Stored data:

_ _ _ _

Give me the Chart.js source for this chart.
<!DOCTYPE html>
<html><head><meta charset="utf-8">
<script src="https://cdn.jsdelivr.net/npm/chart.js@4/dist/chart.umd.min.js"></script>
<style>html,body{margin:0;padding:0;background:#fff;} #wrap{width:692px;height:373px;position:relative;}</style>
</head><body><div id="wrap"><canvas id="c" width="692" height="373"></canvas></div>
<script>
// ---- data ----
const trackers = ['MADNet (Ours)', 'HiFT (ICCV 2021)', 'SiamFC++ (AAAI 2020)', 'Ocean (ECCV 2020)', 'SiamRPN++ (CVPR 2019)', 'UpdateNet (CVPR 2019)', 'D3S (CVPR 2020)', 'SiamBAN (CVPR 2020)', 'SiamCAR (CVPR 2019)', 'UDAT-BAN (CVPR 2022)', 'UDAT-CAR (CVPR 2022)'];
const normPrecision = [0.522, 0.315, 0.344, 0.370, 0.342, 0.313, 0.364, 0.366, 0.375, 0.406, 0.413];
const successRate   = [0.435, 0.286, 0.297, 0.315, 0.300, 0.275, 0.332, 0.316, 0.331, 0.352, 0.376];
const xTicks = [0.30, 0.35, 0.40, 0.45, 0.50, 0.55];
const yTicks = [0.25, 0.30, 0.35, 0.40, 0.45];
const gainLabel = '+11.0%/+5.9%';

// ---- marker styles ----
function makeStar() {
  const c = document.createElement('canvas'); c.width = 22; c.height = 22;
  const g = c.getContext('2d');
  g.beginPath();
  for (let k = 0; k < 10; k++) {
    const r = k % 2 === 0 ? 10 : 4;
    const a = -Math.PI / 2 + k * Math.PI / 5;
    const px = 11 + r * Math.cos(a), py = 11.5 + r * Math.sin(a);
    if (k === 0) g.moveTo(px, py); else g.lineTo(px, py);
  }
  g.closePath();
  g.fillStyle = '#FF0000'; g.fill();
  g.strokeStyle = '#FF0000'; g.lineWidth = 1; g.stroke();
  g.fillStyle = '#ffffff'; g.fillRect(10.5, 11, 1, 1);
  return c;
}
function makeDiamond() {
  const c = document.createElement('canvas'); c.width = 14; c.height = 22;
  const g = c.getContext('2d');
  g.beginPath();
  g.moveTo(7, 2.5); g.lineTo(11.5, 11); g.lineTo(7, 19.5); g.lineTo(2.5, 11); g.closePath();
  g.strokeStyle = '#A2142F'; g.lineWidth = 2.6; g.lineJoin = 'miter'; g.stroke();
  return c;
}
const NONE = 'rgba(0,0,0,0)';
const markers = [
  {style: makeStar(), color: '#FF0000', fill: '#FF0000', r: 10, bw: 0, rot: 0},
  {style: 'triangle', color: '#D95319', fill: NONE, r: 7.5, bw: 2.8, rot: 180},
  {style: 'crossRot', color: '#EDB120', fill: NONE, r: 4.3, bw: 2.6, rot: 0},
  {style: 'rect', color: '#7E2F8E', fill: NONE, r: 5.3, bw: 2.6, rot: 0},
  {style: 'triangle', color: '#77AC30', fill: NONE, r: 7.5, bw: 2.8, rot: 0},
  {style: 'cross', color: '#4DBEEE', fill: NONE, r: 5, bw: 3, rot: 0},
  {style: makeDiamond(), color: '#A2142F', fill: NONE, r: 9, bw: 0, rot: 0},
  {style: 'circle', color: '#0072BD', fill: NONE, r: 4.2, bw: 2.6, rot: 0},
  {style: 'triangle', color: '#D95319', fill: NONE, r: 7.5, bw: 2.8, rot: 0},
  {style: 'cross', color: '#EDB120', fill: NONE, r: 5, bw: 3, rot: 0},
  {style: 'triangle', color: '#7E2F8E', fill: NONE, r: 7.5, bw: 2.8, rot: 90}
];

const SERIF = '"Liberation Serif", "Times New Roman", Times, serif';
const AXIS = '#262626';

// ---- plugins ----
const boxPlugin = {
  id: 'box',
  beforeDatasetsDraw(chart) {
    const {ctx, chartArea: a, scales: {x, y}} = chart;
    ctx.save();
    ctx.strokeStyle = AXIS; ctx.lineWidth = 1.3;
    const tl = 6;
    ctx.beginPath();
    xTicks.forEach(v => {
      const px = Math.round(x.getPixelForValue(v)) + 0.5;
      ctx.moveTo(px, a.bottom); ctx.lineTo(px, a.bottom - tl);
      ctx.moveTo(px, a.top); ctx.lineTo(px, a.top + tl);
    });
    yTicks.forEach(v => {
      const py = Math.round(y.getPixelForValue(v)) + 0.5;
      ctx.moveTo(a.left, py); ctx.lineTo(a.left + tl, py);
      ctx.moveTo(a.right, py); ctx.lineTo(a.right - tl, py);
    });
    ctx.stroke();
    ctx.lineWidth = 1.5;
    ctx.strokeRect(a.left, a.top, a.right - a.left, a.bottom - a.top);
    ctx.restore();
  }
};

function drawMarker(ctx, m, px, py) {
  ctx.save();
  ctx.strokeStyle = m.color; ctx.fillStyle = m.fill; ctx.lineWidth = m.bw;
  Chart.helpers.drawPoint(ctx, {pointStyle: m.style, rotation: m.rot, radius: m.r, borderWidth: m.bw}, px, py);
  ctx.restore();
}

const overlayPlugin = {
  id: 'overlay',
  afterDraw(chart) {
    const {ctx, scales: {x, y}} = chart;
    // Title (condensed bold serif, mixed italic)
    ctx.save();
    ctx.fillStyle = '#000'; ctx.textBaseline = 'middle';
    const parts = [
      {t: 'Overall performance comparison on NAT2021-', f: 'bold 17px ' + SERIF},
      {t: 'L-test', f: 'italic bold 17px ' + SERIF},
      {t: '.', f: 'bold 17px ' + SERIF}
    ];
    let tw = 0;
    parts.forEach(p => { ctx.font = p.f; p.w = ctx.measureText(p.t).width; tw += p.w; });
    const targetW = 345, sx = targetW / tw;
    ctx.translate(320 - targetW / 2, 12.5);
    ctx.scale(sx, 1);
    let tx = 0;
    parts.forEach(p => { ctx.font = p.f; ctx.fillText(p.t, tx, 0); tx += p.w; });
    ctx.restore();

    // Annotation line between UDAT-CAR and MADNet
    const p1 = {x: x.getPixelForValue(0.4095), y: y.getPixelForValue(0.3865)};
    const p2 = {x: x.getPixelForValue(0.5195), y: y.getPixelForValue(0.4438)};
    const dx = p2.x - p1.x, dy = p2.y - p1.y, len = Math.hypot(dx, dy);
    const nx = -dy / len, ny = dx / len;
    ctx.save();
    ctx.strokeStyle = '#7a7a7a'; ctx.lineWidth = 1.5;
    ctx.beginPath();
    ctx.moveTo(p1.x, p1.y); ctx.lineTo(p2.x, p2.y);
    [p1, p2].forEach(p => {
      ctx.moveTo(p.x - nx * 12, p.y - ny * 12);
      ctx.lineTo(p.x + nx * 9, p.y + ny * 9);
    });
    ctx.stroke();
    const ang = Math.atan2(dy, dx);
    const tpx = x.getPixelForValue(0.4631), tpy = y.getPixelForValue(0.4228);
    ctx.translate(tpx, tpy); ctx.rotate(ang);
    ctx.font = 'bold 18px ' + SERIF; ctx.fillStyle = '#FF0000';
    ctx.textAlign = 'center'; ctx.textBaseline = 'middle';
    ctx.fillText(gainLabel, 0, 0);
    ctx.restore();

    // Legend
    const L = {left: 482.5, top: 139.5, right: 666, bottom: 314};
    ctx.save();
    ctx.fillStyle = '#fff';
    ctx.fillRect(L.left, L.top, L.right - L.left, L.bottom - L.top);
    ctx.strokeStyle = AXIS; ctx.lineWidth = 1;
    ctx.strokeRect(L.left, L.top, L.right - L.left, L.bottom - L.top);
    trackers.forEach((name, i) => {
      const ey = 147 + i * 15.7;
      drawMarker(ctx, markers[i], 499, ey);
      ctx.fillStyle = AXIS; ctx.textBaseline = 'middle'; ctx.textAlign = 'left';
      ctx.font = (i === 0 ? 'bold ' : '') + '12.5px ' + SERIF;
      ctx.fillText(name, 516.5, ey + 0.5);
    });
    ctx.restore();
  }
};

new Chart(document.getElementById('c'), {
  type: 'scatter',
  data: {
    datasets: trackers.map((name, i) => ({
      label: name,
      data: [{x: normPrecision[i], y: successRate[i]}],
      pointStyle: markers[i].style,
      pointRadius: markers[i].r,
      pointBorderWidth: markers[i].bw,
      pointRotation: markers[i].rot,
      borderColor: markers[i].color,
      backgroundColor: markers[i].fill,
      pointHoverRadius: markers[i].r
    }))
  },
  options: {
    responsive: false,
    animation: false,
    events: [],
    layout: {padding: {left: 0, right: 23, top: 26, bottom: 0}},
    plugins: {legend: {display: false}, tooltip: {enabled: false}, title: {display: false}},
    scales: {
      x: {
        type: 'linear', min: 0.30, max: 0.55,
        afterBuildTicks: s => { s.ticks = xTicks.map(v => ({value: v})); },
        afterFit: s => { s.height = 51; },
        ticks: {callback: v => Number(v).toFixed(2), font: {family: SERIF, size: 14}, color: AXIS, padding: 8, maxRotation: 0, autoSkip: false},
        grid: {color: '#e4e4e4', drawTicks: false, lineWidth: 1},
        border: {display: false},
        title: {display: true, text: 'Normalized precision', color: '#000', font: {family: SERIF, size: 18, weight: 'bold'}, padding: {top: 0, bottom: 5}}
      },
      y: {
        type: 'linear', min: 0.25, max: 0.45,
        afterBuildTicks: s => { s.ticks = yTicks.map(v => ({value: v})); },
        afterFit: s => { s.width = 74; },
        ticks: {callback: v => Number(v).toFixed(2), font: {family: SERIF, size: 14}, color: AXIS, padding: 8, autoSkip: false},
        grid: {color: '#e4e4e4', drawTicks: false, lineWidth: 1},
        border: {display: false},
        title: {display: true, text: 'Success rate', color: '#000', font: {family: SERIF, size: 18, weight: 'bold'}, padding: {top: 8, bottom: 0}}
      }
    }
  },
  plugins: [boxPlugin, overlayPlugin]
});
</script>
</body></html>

_ _ _ _

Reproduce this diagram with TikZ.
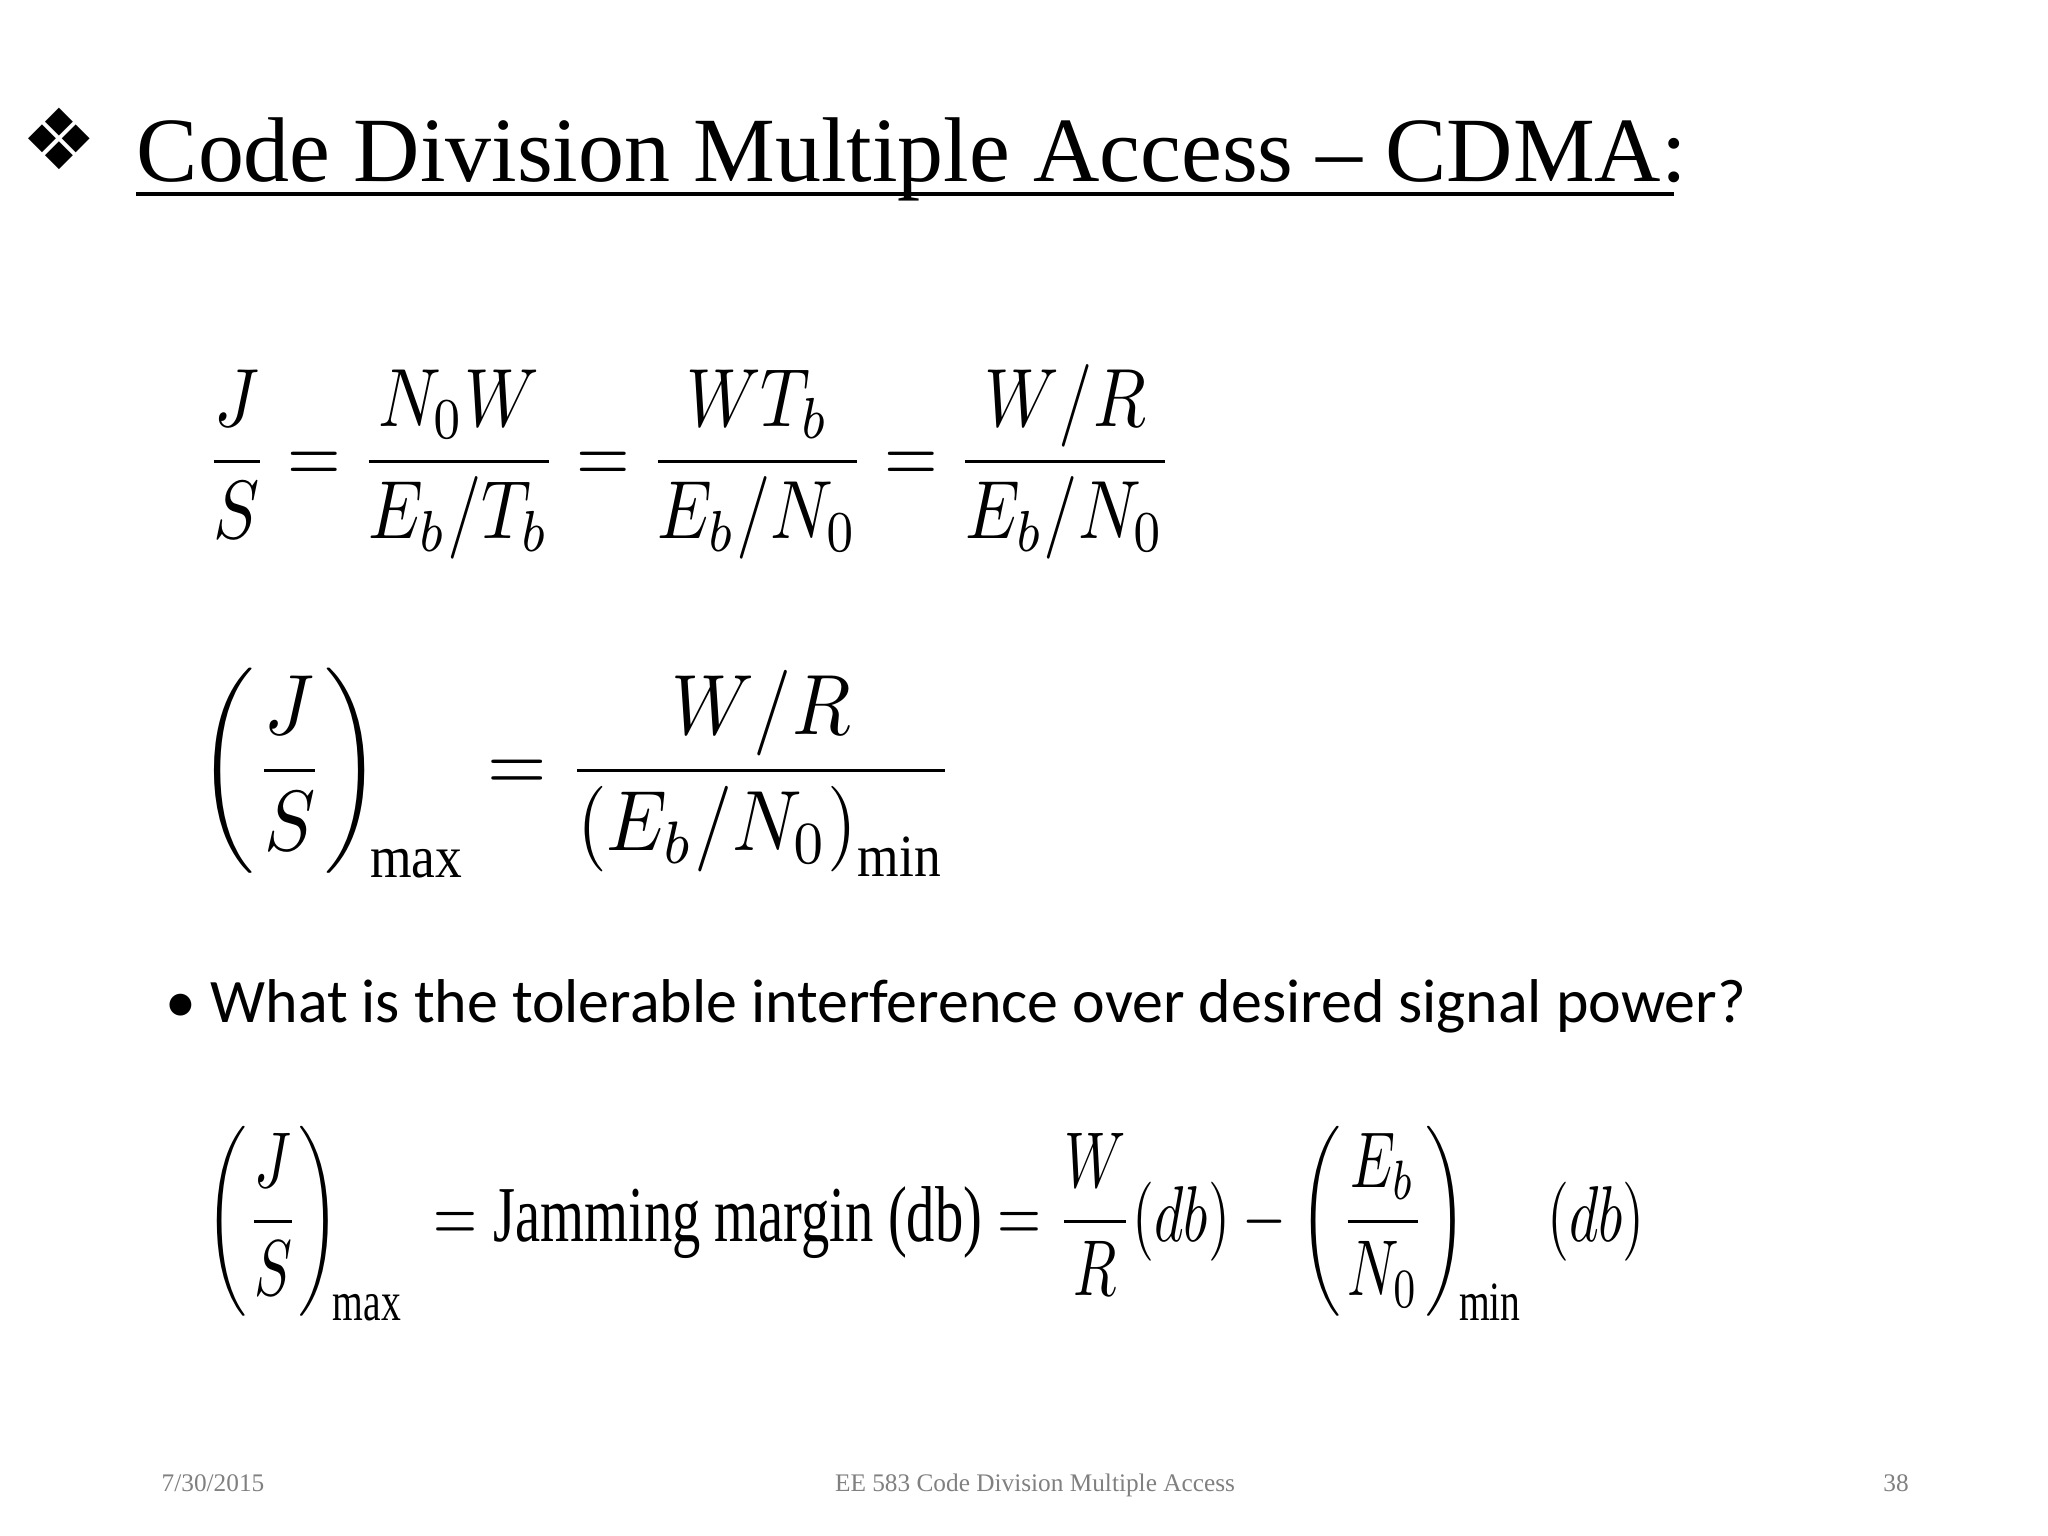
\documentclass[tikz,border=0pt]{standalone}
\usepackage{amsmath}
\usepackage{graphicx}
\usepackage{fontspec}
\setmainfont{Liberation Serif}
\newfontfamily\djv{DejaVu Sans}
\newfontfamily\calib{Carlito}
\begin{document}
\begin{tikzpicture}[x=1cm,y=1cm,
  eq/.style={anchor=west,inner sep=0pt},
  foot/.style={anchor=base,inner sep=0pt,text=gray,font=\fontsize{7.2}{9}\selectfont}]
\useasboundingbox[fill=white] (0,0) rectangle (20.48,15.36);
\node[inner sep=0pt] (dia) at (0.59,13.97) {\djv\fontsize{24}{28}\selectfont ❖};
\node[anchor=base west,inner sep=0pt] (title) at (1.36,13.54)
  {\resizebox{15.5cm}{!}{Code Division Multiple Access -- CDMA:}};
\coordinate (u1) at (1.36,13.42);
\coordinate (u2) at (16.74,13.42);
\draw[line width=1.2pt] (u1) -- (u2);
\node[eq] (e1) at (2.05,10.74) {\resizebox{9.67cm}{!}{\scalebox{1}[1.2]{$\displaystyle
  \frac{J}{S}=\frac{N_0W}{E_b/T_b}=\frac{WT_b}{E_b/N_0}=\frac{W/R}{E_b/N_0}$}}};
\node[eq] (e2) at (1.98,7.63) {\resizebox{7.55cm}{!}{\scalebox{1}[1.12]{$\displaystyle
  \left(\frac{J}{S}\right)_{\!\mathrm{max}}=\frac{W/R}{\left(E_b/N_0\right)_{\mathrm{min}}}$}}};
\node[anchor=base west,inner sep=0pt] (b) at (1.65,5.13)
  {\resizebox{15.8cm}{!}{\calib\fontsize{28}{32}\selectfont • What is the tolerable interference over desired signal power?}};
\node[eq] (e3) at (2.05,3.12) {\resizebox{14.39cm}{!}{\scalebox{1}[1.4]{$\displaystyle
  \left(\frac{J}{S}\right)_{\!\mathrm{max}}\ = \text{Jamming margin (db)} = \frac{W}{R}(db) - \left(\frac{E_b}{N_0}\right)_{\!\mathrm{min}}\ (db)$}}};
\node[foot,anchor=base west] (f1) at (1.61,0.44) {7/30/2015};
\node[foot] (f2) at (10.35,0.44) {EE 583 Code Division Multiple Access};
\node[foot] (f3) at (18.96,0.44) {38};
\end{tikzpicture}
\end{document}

_ _ _ _

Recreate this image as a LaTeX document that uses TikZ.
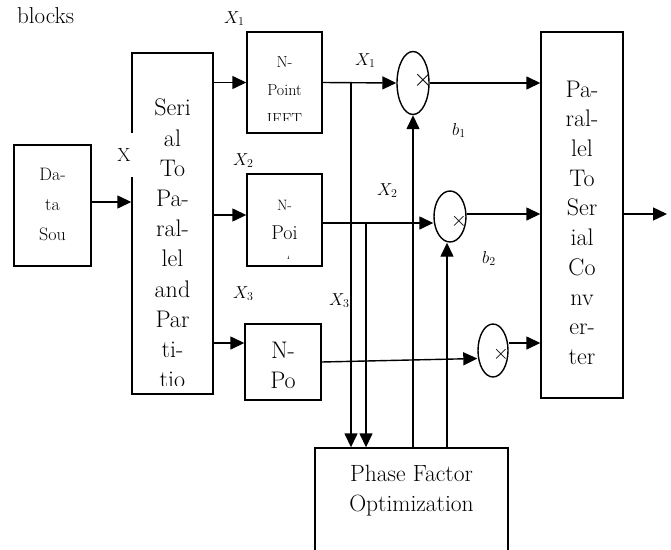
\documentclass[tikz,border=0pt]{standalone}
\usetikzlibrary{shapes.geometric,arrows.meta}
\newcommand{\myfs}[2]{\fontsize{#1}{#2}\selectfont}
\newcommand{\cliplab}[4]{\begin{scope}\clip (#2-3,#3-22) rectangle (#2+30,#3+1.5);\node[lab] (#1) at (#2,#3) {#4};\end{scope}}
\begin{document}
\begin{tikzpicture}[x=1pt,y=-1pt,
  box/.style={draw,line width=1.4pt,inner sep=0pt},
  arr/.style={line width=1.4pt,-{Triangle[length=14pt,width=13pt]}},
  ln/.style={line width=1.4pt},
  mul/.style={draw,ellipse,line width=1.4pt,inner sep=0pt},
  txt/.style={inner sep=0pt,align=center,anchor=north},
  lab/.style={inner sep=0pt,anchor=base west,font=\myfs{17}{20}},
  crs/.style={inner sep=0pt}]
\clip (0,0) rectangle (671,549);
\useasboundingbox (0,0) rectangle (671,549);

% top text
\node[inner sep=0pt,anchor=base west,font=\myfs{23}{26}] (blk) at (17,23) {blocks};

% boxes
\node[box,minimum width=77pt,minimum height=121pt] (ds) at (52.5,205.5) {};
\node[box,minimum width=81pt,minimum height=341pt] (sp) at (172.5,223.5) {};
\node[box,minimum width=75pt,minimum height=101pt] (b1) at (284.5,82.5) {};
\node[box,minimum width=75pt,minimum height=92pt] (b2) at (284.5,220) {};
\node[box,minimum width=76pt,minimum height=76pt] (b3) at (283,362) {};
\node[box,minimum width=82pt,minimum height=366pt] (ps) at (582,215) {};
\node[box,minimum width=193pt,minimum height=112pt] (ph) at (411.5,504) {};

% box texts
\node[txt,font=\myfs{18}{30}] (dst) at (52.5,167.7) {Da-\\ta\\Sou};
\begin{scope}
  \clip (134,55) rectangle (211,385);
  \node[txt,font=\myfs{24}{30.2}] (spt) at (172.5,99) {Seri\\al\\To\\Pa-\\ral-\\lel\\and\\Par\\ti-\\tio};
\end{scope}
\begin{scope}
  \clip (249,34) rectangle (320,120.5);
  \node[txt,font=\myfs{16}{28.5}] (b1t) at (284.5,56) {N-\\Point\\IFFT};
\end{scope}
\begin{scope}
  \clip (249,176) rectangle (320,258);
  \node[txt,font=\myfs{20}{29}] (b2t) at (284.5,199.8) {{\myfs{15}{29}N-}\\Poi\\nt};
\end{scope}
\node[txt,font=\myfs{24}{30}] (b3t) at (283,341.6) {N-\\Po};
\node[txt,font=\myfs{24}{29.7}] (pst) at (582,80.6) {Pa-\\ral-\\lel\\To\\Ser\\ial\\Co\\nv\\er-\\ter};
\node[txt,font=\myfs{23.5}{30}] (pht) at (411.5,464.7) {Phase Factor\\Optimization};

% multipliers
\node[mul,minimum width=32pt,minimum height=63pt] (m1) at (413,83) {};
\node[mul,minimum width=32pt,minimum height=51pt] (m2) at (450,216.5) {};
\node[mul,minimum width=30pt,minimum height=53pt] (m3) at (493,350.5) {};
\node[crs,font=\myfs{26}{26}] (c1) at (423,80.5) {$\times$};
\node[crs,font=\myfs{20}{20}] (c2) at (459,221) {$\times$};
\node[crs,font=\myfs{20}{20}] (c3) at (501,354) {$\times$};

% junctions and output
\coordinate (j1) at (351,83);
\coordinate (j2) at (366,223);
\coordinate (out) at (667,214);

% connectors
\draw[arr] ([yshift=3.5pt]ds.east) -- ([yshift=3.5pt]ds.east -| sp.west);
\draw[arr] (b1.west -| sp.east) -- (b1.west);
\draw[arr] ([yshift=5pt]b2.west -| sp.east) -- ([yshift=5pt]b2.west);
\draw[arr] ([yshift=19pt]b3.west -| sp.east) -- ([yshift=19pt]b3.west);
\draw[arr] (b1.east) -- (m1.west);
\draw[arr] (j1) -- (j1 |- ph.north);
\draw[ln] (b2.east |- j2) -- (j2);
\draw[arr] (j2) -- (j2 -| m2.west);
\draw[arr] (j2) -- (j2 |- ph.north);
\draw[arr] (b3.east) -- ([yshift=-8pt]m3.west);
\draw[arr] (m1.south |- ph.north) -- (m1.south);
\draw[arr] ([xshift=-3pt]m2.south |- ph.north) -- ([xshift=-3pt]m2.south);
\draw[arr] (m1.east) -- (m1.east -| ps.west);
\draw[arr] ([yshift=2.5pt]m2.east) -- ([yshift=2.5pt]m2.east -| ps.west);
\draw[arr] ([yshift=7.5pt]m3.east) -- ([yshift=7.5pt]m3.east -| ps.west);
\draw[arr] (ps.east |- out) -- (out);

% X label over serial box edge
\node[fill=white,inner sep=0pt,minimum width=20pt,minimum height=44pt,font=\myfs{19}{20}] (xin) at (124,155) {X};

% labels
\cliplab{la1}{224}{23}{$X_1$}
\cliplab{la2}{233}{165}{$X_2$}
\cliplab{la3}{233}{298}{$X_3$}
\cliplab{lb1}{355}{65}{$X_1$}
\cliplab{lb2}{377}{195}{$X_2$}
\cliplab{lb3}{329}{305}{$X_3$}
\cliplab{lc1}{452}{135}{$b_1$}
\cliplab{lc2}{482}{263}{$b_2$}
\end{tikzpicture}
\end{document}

_ _ _ _

Written request: Look above for the line with "Recreate this image"; quote it and every line after it, stopping after the line with "(blk) at (17,23)", exactly, with nothing added and without pictures.

Task solution:
Recreate this image as a LaTeX document that uses TikZ.
\documentclass[tikz,border=0pt]{standalone}
\usetikzlibrary{shapes.geometric,arrows.meta}
\newcommand{\myfs}[2]{\fontsize{#1}{#2}\selectfont}
\newcommand{\cliplab}[4]{\begin{scope}\clip (#2-3,#3-22) rectangle (#2+30,#3+1.5);\node[lab] (#1) at (#2,#3) {#4};\end{scope}}
\begin{document}
\begin{tikzpicture}[x=1pt,y=-1pt,
  box/.style={draw,line width=1.4pt,inner sep=0pt},
  arr/.style={line width=1.4pt,-{Triangle[length=14pt,width=13pt]}},
  ln/.style={line width=1.4pt},
  mul/.style={draw,ellipse,line width=1.4pt,inner sep=0pt},
  txt/.style={inner sep=0pt,align=center,anchor=north},
  lab/.style={inner sep=0pt,anchor=base west,font=\myfs{17}{20}},
  crs/.style={inner sep=0pt}]
\clip (0,0) rectangle (671,549);
\useasboundingbox (0,0) rectangle (671,549);

% top text
\node[inner sep=0pt,anchor=base west,font=\myfs{23}{26}] (blk) at (17,23) {blocks};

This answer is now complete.